Mudou a natureza de muitas organizações, na medida em que passaram a ser povoadas com essas gerações de vezo internacionalista, tendo a perspectiva de mundo.

Ao mesmo tempo houve uma ampliação das organizações sociais, entendendo a luta política fundamentalmente como disputa de classes.

A maneira escancarada como a atual junta aboletou-se no poder exibiu didaticamente a forma como se dá a disputa pelo bolo do orçamento. A aliança entre sanguessugas políticos, do mercado, das corporações públicas e da mídia, constituíram-se em curso intensivo sobre as disputas de classe em torno do orçamento.

Esse componente será cada vez mais forte nas disputas políticas, trazendo o chamado efeito Orloff: nós seremos a Argentina e a Venezuela de hoje, cada vez mais radicalizados.

A tentação do arbítrio

Dois fatores levarão à tentação do arbítrio.

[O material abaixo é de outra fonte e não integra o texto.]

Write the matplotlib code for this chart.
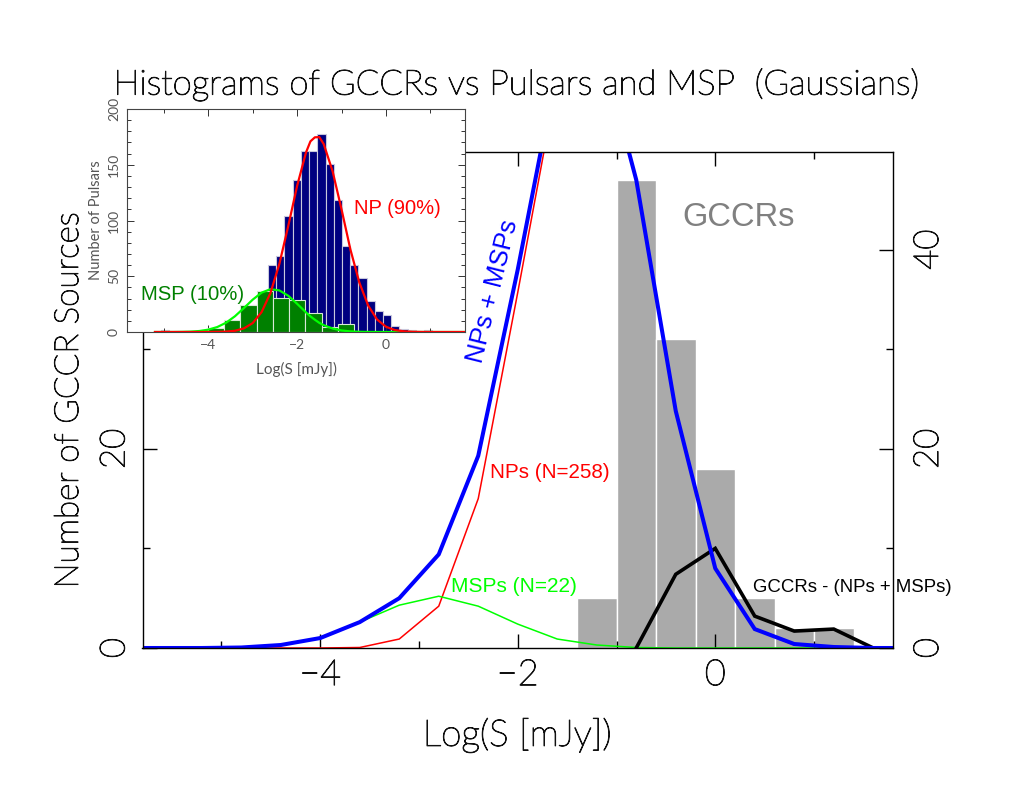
import numpy as np
import matplotlib
matplotlib.use('Agg')
import matplotlib.pyplot as plt
import matplotlib.patheffects as pe
from matplotlib.ticker import FixedLocator

plt.rcParams['font.family'] = ['Liberation Sans', 'DejaVu Sans']

# main panel: GCCR histogram
gccr_edges = [-1.4, -1.0, -0.6, -0.2, 0.2, 0.6, 1.0]
gccr_counts = [5, 47, 31, 18, 5, 2, 2]

# model curves on a 0.4 grid
grid = [-6.0, -5.6, -5.2, -4.8, -4.4, -4.0, -3.6, -3.2, -2.8, -2.4, -2.0, -1.6,
        -1.2, -0.8, -0.4, 0.0, 0.4, 0.8, 1.2, 1.6, 2.0]
np_curve = [0, 0, 0, 0, 0, 0, 0.05, 0.9, 4.2, 15, 35.7, 57,
            61, 47, 24, 8, 1.9, 0.3, 0.1, 0, 0]
msp_curve = [0, 0, 0, 0.05, 0.3, 1, 2.6, 4.3, 5.2, 4.2, 2.4, 0.9,
             0.3, 0.05, 0, 0, 0, 0, 0, 0, 0]
sum_curve = [0, 0, 0, 0.05, 0.3, 1, 2.6, 5, 9.4, 19.3, 38, 58.3,
             62, 47, 23.8, 8, 1.9, 0.4, 0.1, 0, 0]
diff_x = [-0.8, -0.4, 0.0, 0.4, 0.8, 1.2, 1.6, 2.0]
diff_curve = [0, 7.4, 10, 3.2, 1.7, 1.9, 0, 0]

# inset: pulsar histograms
np_hist_edges = [-5.06, -4.875, -4.69, -4.505, -4.32, -4.135, -3.95, -3.765, -3.58, -3.395,
                 -3.21, -3.025, -2.84, -2.655, -2.47, -2.285, -2.10, -1.915, -1.73, -1.545,
                 -1.36, -1.175, -0.99, -0.805, -0.62, -0.435, -0.25, -0.065, 0.12, 0.305,
                 0.49, 0.675, 0.86]
np_hist_counts = [2, 0.5, 0.5, 1, 1, 2, 3, 4, 6, 9,
                  14, 24, 36, 60, 68, 104, 136, 162, 162, 178,
                  151, 118, 77, 60, 48, 28, 19, 15, 5, 3,
                  2, 0.5, 2]
msp_hist_edges = [-4.005, -3.64, -3.275, -2.91, -2.545, -2.18, -1.815, -1.45, -1.085]
msp_hist_counts = [4, 11, 24.5, 36.5, 30.5, 29, 17, 4.5, 7]

curve_x = [-5.2, -5.0, -4.8, -4.6, -4.4, -4.2, -4.0, -3.8, -3.6, -3.4, -3.2, -3.0, -2.8, -2.6,
           -2.4, -2.2, -2.0, -1.8, -1.7, -1.6, -1.5, -1.4, -1.2, -1.0, -0.8, -0.6, -0.4, -0.2,
           0.0, 0.2, 0.4, 0.6, 0.8, 1.0, 1.8]
np_gauss = [0, 0, 0, 0, 0, 0, 0.02, 0.1, 0.36, 1.1, 3.2, 8, 17.8, 35,
            61, 95, 131, 161, 171, 174.6, 174.8, 168.5, 144, 110, 74, 44.5, 23.7, 11.2,
            4.7, 1.75, 0.6, 0.17, 0.05, 0, 0]
msp_gauss = [0, 0, 0, 0.11, 0.33, 0.88, 2.1, 4.4, 8.3, 14.1, 21.4, 29, 35.3, 38.4,
             37.3, 32.5, 25.3, 17.6, 14, 11, 8.2, 6.1, 3.1, 1.36, 0.55, 0.2, 0.06, 0.02,
             0, 0, 0, 0, 0, 0, 0]

W, H = 1035.0, 800.0
fig = plt.figure(figsize=(10.35, 8), dpi=100)

def px_axes(left, top, right, bottom):
    return fig.add_axes([left / W, 1 - bottom / H, (right - left) / W, (bottom - top) / H])

ax = px_axes(142.5, 152, 893, 648)
ax.bar(gccr_edges, gccr_counts, width=0.4, align='edge', color='#aaaaaa', edgecolor='white', linewidth=1.0, zorder=1)
ax.plot(grid, np_curve, color='#ff0000', lw=1.1, zorder=3)
ax.plot(grid, msp_curve, color='#00ff00', lw=1.1, zorder=3)
ax.plot(diff_x, diff_curve, color='black', lw=2.6, zorder=4, solid_joinstyle='miter')
ax.plot(grid, sum_curve, color='#0000ff', lw=2.9, zorder=5, solid_joinstyle='miter')
ax.set_xlim(-5.8, 1.8)
ax.set_ylim(0, 49.8)

# hairline face plus a thin outline gives a stroke-font look
thick = [pe.withStroke(linewidth=0.75, foreground='#111111')]
stroke = dict(family='Lato', weight='light', color='#111111', path_effects=thick)

ax.xaxis.set_major_locator(FixedLocator([-4, -2, 0]))
ax.xaxis.set_minor_locator(FixedLocator([-5, -3, -1, 1]))
ax.yaxis.set_major_locator(FixedLocator([0, 20, 40]))
ax.yaxis.set_minor_locator(FixedLocator([10, 30]))
ax.tick_params(which='major', direction='in', length=10, width=1.0, top=True, right=True, zorder=6)
ax.tick_params(which='minor', direction='in', length=5, width=1.0, top=True, right=True, zorder=6)
ax.set_yticklabels([])
ax.set_xticks([-4, -2, 0], ['\u22124', '\u22122', '0'], fontsize=26, **stroke)
ax.tick_params(axis='x', which='major', pad=8)
for s in ax.spines.values():
    s.set_linewidth(1.0)
    s.set_zorder(6)

for v, t in zip([0, 20], ['0', '20']):
    ax.annotate(t, (0, v), xycoords=('axes fraction', 'data'), xytext=(-28, 0), textcoords='offset pixels',
                rotation=90, ha='center', va='center', fontsize=25, **stroke)
for v, t in zip([0, 20, 40], ['0', '20', '40']):
    ax.annotate(t, (1, v), xycoords=('axes fraction', 'data'), xytext=(35, 0), textcoords='offset pixels',
                rotation=90, ha='center', va='center', fontsize=25, **stroke)

fig.text(517 / W, 1 - 84 / H, 'Histograms of GCCRs vs Pulsars and MSP  (Gaussians)', ha='center', va='center', fontsize=25, **stroke)
fig.text(69 / W, 1 - 400 / H, 'Number of GCCR Sources', rotation=90, ha='center', va='center', fontsize=24, **stroke)
fig.text(517 / W, 1 - 735 / H, 'Log(S [mJy])', ha='center', va='center', fontsize=26.5, **stroke)

ax.text(0.24, 43.2, 'GCCRs', color='#808080', fontsize=23.5, ha='center', va='center')
ax.text(-2.25, 35.8, 'NPs + MSPs', color='#0000ff', fontsize=18.5, rotation=76, ha='center', va='center')
ax.text(-2.28, 17.6, 'NPs (N=258)', color='#ff0000', fontsize=14.9, ha='left', va='center')
ax.text(-2.68, 6.2, 'MSPs (N=22)', color='#00ff00', fontsize=15, ha='left', va='center')
ax.text(0.38, 6.1, 'GCCRs - (NPs + MSPs)', color='black', fontsize=13.4, ha='left', va='center', zorder=7, clip_on=False)

# inset
ins = px_axes(127, 109, 465, 332)
ins.set_zorder(10)
ins.bar(np_hist_edges, np_hist_counts, width=0.185, align='edge', color='#000080', edgecolor='#c8c8dc', linewidth=0.8, zorder=1)
ins.bar(msp_hist_edges, msp_hist_counts, width=0.365, align='edge', color='#008000', edgecolor='#d8e8d8', linewidth=0.8, zorder=2)
ins.plot(curve_x, msp_gauss, color='#00ff00', lw=1.6, zorder=3)
ins.plot(curve_x, np_gauss, color='#ff0000', lw=1.6, zorder=4)
ins.set_xlim(-5.83, 1.78)
ins.set_ylim(0, 200)
ins.xaxis.set_major_locator(FixedLocator([-4, -2, 0]))
ins.xaxis.set_minor_locator(FixedLocator([-5, -3, -1, 1]))
ins.yaxis.set_major_locator(FixedLocator([0, 50, 100, 150, 200]))
ins.yaxis.set_minor_locator(FixedLocator([10, 20, 30, 40, 60, 70, 80, 90, 110, 120, 130, 140, 160, 170, 180, 190]))
ins.tick_params(which='major', direction='in', length=5, width=0.7, top=True, right=True, color='#333333')
ins.tick_params(which='minor', direction='in', length=2.8, width=0.7, top=True, right=True, color='#333333')
small = dict(family='Lato', color='#555555')
ins.set_xticks([-4, -2, 0], ['\u22124', '\u22122', '0'], fontsize=10, **small)
ins.set_yticks([0, 50, 100, 150, 200], ['0', '50', '100', '150', '200'], fontsize=10, rotation=90, va='center', **small)
ins.tick_params(axis='both', which='major', pad=5)
for s in ins.spines.values():
    s.set_linewidth(0.8)
    s.set_color('#444444')
ins.set_xlabel('Log(S [mJy])', fontsize=11, labelpad=8, **small)
ins.set_ylabel('Number of Pulsars', fontsize=10.5, labelpad=4, **small)
ins.text(-4.35, 34, 'MSP (10%)', color='#008000', fontsize=14.6, ha='center', va='center', zorder=5)
ins.text(-0.72, 111, 'NP (90%)', color='#ff0000', fontsize=14.5, ha='left', va='center', zorder=5, clip_on=False)

fig.savefig('out.png', dpi=100)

O primeiro, a enorme dificuldade da direita em apresentar um projeto de país minimamente defensável. Com o discurso do ódio, antissocial, jamais a direita será uma alternativa eleitoral competitiva – incluindo aí seu lado mais depauperado, ]o PSDB. Quem não se sustenta pelos votos, precisa encontrar outros caminhos.

O segundo fator é a dispersão de poder.

O interino Michel Temer tem apostado nesse caminho. Nos últimos dias o general chefe do Gabinete de Segurança Institucional Sérgio Etchegoyen, passou a investigar até a movimentação de Lula. Enquanto o Ministro da Justiça Alexandre de Moraes tenta fincar pontes com a Lava Jato, em torno da bandeira do "delenda Lula".

Esse tipo de jogo não prosperará, devido à pouca dimensão política de Temer e à composição extraordinariamente corrupta dos condôminos do poder.

Mas certamente estimulará candidaturas bonapartistas nas próximas eleições. O caminho está aplainado para uma candidatura populista autoritária, tipo Ciro Gomes.

O aprofundamento da democracia

 

Paradoxalmente, a ânsia por uma liderança forte será acompanhada também por um aumento na sede de participação. O país já experimentou formas embrionárias de participação, com as Conferências Nacionais, conselhos etc. Esse modelo foi deixado de lado no governo Dilma e sob liquidação no governo interino.

Mas, com o grau atual de diversidade e sofisticação da sociedade brasileira, haverá uma demanda crescente por participação.